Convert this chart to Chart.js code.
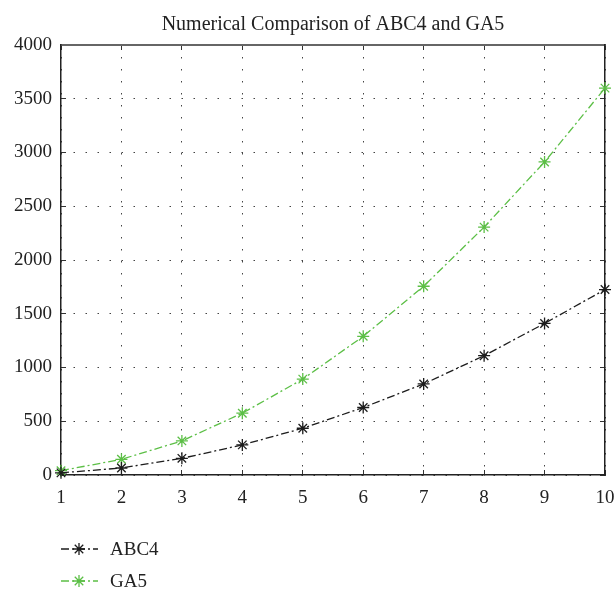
<!DOCTYPE html>
<html>
<head>
<meta charset="utf-8">
<script src="https://cdn.jsdelivr.net/npm/chart.js@4/dist/chart.umd.min.js"></script>
<style>
  html, body { margin: 0; padding: 0; background: #fff; }
  #c { display: block; }
</style>
</head>
<body>
<canvas id="c" width="616" height="594"></canvas>
<script>
// data
const xValues = [1, 2, 3, 4, 5, 6, 7, 8, 9, 10];
const abc4 = [20, 65, 155, 280, 435, 628, 847, 1110, 1410, 1725];
const ga5 = [40, 146, 317, 575, 892, 1290, 1756, 2306, 2912, 3599];
const seriesNames = ["ABC4", "GA5"];
const titleText = "Numerical Comparison of ABC4 and GA5";

const FONT = "'Liberation Serif', 'DejaVu Serif', serif";
const BLACK = "#1c1c1c";
const GREEN = "#5cbf46";
const DASH = [8, 3, 2, 3];

const toPoints = ys => ys.map((y, i) => ({ x: xValues[i], y: y }));

// legend drawn under the plot, stacked like the original
const stackedLegend = {
    id: "stackedLegend",
    afterDraw(chart) {
        const ctx = chart.ctx;
        const rows = [549, 581];
        chart.data.datasets.forEach((ds, i) => {
            const y = rows[i];
            ctx.save();
            ctx.strokeStyle = ds.borderColor;
            ctx.lineWidth = ds.borderWidth;
            ctx.setLineDash(ds.borderDash);
            ctx.beginPath();
            ctx.moveTo(61, y);
            ctx.lineTo(98, y);
            ctx.stroke();
            ctx.setLineDash([]);
            Chart.helpers.drawPoint(ctx, {
                pointStyle: "star",
                radius: ds.pointRadius,
                borderWidth: ds.pointBorderWidth
            }, 79, y);
            ctx.fillStyle = "#222";
            ctx.font = "19px " + FONT;
            ctx.textBaseline = "middle";
            ctx.textAlign = "left";
            ctx.fillText(ds.label, 110, y + 1);
            ctx.restore();
        });
    }
};

const gridStyle = {
    color: "#444",
    lineWidth: 1,
    tickLength: -5,
    tickColor: "#333",
    tickWidth: 1,
    tickBorderDash: []
};
// in v4 border.dash is what dashes the grid lines
const borderStyle = { display: true, color: "#222", width: 1.5, dash: [1.5, 10.5] };
const topBorder = Object.assign({}, borderStyle, { color: "#666", width: 2 });
const tickFont = { family: FONT, size: 19 };
const plain = v => String(v);

new Chart(document.getElementById("c"), {
    type: "line",
    data: {
        datasets: [
            {
                label: seriesNames[0],
                data: toPoints(abc4),
                borderColor: BLACK,
                backgroundColor: BLACK,
                borderWidth: 1.3,
                borderDash: DASH,
                pointStyle: "star",
                pointRadius: 6,
                pointBorderWidth: 1.3,
                pointBorderColor: BLACK,
                tension: 0,
                fill: false,
                clip: false
            },
            {
                label: seriesNames[1],
                data: toPoints(ga5),
                borderColor: GREEN,
                backgroundColor: GREEN,
                borderWidth: 1.3,
                borderDash: DASH,
                pointStyle: "star",
                pointRadius: 6,
                pointBorderWidth: 1.3,
                pointBorderColor: GREEN,
                tension: 0,
                fill: false,
                clip: false
            }
        ]
    },
    options: {
        responsive: false,
        animation: false,
        layout: { padding: 0 },
        scales: {
            x: {
                type: "linear",
                position: "bottom",
                min: 1, max: 10,
                ticks: { stepSize: 1, color: "#222", font: tickFont, padding: 17, maxRotation: 0, callback: plain },
                grid: gridStyle,
                border: borderStyle,
                afterFit: s => { s.height = 119; s.paddingLeft = 8; s.paddingRight = 8; }
            },
            x2: {
                type: "linear",
                position: "top",
                min: 1, max: 10,
                ticks: { stepSize: 1, display: false },
                grid: Object.assign({}, gridStyle, { drawOnChartArea: false }),
                border: topBorder,
                afterFit: s => { s.height = 0; s.paddingLeft = 0; s.paddingRight = 0; }
            },
            y: {
                position: "left",
                min: 0, max: 4000,
                ticks: { stepSize: 500, color: "#222", font: tickFont, padding: 14, callback: plain },
                grid: gridStyle,
                border: borderStyle,
                afterFit: s => { s.width = 61; s.paddingTop = 0; s.paddingBottom = 0; }
            },
            y2: {
                position: "right",
                min: 0, max: 4000,
                ticks: { stepSize: 500, display: false },
                grid: Object.assign({}, gridStyle, { drawOnChartArea: false }),
                border: borderStyle,
                afterFit: s => { s.width = 11; }
            }
        },
        plugins: {
            legend: { display: false },
            tooltip: { enabled: false },
            title: {
                display: true,
                text: titleText,
                fullSize: false,
                color: "#222",
                font: { family: FONT, size: 20, weight: "normal" },
                padding: { top: 13, bottom: 8 }
            }
        }
    },
    plugins: [stackedLegend]
});
</script>
</body>
</html>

^^^^

[Task directions]
Your task is an exact transcription of all the data, minus the pictures.

[Final result]
Convert this chart to Chart.js code.
<!DOCTYPE html>
<html>
<head>
<meta charset="utf-8">
<script src="https://cdn.jsdelivr.net/npm/chart.js@4/dist/chart.umd.min.js"></script>
<style>
  html, body { margin: 0; padding: 0; background: #fff; }
  #c { display: block; }
</style>
</head>
<body>
<canvas id="c" width="616" height="594"></canvas>
<script>
// data
const xValues = [1, 2, 3, 4, 5, 6, 7, 8, 9, 10];
const abc4 = [20, 65, 155, 280, 435, 628, 847, 1110, 1410, 1725];
const ga5 = [40, 146, 317, 575, 892, 1290, 1756, 2306, 2912, 3599];
const seriesNames = ["ABC4", "GA5"];
const titleText = "Numerical Comparison of ABC4 and GA5";

const FONT = "'Liberation Serif', 'DejaVu Serif', serif";
const BLACK = "#1c1c1c";
const GREEN = "#5cbf46";
const DASH = [8, 3, 2, 3];

const toPoints = ys => ys.map((y, i) => ({ x: xValues[i], y: y }));

// legend drawn under the plot, stacked like the original
const stackedLegend = {
    id: "stackedLegend",
    afterDraw(chart) {
        const ctx = chart.ctx;
        const rows = [549, 581];
        chart.data.datasets.forEach((ds, i) => {
            const y = rows[i];
            ctx.save();
            ctx.strokeStyle = ds.borderColor;
            ctx.lineWidth = ds.borderWidth;
            ctx.setLineDash(ds.borderDash);
            ctx.beginPath();
            ctx.moveTo(61, y);
            ctx.lineTo(98, y);
            ctx.stroke();
            ctx.setLineDash([]);
            Chart.helpers.drawPoint(ctx, {
                pointStyle: "star",
                radius: ds.pointRadius,
                borderWidth: ds.pointBorderWidth
            }, 79, y);
            ctx.fillStyle = "#222";
            ctx.font = "19px " + FONT;
            ctx.textBaseline = "middle";
            ctx.textAlign = "left";
            ctx.fillText(ds.label, 110, y + 1);
            ctx.restore();
        });
    }
};

const gridStyle = {
    color: "#444",
    lineWidth: 1,
    tickLength: -5,
    tickColor: "#333",
    tickWidth: 1,
    tickBorderDash: []
};
// in v4 border.dash is what dashes the grid lines
const borderStyle = { display: true, color: "#222", width: 1.5, dash: [1.5, 10.5] };
const topBorder = Object.assign({}, borderStyle, { color: "#666", width: 2 });
const tickFont = { family: FONT, size: 19 };
const plain = v => String(v);

new Chart(document.getElementById("c"), {
    type: "line",
    data: {
        datasets: [
            {
                label: seriesNames[0],
                data: toPoints(abc4),
                borderColor: BLACK,
                backgroundColor: BLACK,
                borderWidth: 1.3,
                borderDash: DASH,
                pointStyle: "star",
                pointRadius: 6,
                pointBorderWidth: 1.3,
                pointBorderColor: BLACK,
                tension: 0,
                fill: false,
                clip: false
            },
            {
                label: seriesNames[1],
                data: toPoints(ga5),
                borderColor: GREEN,
                backgroundColor: GREEN,
                borderWidth: 1.3,
                borderDash: DASH,
                pointStyle: "star",
                pointRadius: 6,
                pointBorderWidth: 1.3,
                pointBorderColor: GREEN,
                tension: 0,
                fill: false,
                clip: false
            }
        ]
    },
    options: {
        responsive: false,
        animation: false,
        layout: { padding: 0 },
        scales: {
            x: {
                type: "linear",
                position: "bottom",
                min: 1, max: 10,
                ticks: { stepSize: 1, color: "#222", font: tickFont, padding: 17, maxRotation: 0, callback: plain },
                grid: gridStyle,
                border: borderStyle,
                afterFit: s => { s.height = 119; s.paddingLeft = 8; s.paddingRight = 8; }
            },
            x2: {
                type: "linear",
                position: "top",
                min: 1, max: 10,
                ticks: { stepSize: 1, display: false },
                grid: Object.assign({}, gridStyle, { drawOnChartArea: false }),
                border: topBorder,
                afterFit: s => { s.height = 0; s.paddingLeft = 0; s.paddingRight = 0; }
            },
            y: {
                position: "left",
                min: 0, max: 4000,
                ticks: { stepSize: 500, color: "#222", font: tickFont, padding: 14, callback: plain },
                grid: gridStyle,
                border: borderStyle,
                afterFit: s => { s.width = 61; s.paddingTop = 0; s.paddingBottom = 0; }
            },
            y2: {
                position: "right",
                min: 0, max: 4000,
                ticks: { stepSize: 500, display: false },
                grid: Object.assign({}, gridStyle, { drawOnChartArea: false }),
                border: borderStyle,
                afterFit: s => { s.width = 11; }
            }
        },
        plugins: {
            legend: { display: false },
            tooltip: { enabled: false },
            title: {
                display: true,
                text: titleText,
                fullSize: false,
                color: "#222",
                font: { family: FONT, size: 20, weight: "normal" },
                padding: { top: 13, bottom: 8 }
            }
        }
    },
    plugins: [stackedLegend]
});
</script>
</body>
</html>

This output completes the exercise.